Die Ziehung der Lottozahlen wird am Sonnabend zum letzten Mal live gesendet. Danach ist die Ziehung nur noch im Internet zu sehen.
Hamburg. Eigentlich ist es kein Wunder, dass die Ziehung der Lottozahlen an diesem Sonnabend (23.15 Uhr) zum letzten Mal live im Ersten auf Sendung geht. Schließlich enttäuscht dieses Format seit dem 4. September 1965 Woche für Woche Millionen Zuschauer. Während man seinen Gewinnschein mit einem Richtigen in kleine Fetzen reißt, sackt anderswo in Deutschland jemand einen Koffer voller Scheine ein und lebt eine Zeit lang wie Fußballlegende George Best: „Ich habe viel von meinem Geld für Alkohol, Weiber und schnelle Autos ausgegeben – den Rest habe ich einfach verprasst.“
Zumindest einen Trost gab es seit fast 50 Jahren: Die adretten, höflichen und charmanten Moderatorinnen, die schon von Anbeginn der Zeiten, als Karin Dinslage von 1965 bis 1971 die Nummern der aus der Maschine gekullerten Kugeln ansagte, betörten. Und weil die Damen zumindest einigen zufällig ausgewählten Deutschen Glück brachten, etablierte sich in den Medien und im Volksmund schon in den 60er-Jahren der Begriff „Lottofee“. Besonders Karin Tietze-Ludwig, die sich von 1967 bis 1971 mit Dinslage abwechselte und bis 1998 die ritualisierten und doch so spannenden wenigen Minuten begleitete, prägte das Bild der TV-Glücksgöttin. Trotz bürokratisch anmutenden Bonmots wie „Der Aufsichtsbeamte hat sich vor dieser Sendung von dem ordnungsgemäßen Zustand des Ziehungsgerätes und der 49 Kugeln überzeugt“ schuf sie eine Atmosphäre, die mehr Vertrauen weckte als ihre Kollegen von den Kalt- und Warmfronten der Wetterberichte. Erst mit 56 trat sie stöckelnd ab, sie wollte „nicht warten, bis mein Verfallsdatum abläuft.“ Ihre Bilanz: Über 2200 Livesendungen und nur ein Patzer, als sie eine 6 mit einer 9 verwechselte.

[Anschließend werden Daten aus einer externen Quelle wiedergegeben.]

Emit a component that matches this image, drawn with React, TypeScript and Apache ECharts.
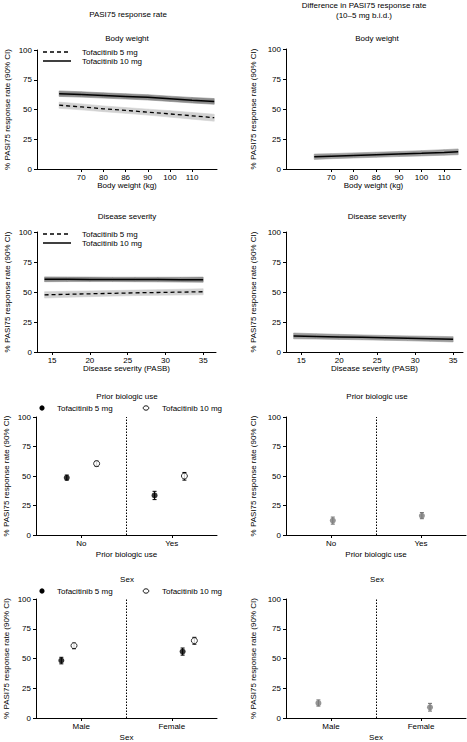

So war es an Franziska Reichenbacher, ab dem 24. Januar 1998 Menschen stinkreich oder stinkwütend zu machen. Hoch geht es in den 53. Stock des Frankfurter Maintowers, Einmarsch vor die Fototapete, Begrüßung, Linksschwenk zur nächsten Kamera und hinein in den Zahlensalat von Spiel 77, 6 aus 49 inklusive Zusatz- und Superzahl sowie Super6 und Glücksspirale, garniert mit einigen Gewinnquoten und Jackpot-Höhen. Besonders die Ziehung von 6 aus 49, das Prasselregen-auf-Wellblech-Geräusch zum Wursttheken-Soundtrack wurde zum meditativen Moment einer ganzen Nation.
Aber nach der letzten Live-Ziehung ist es damit vorbei. Schon am vergangenen Mittwoch verschwand ZDF-Mittwochslottofee Heike Maurer sang- und klanglos vom Bildschirm. Franziska Reichenbacher darf immerhin noch ab 6. Juli die Gewinnzahlen kurz vor der „Tagesschau“ mitteilen. Aber die Ziehung der Zahlen ist nur noch im Internet zu beobachten, übertragen vom Deutschen Lotto- und Totoblock und moderiert von Nina Azizi und Chris Fleischhauer. Dabei gab es männliche Feen bislang nur in den Sagen.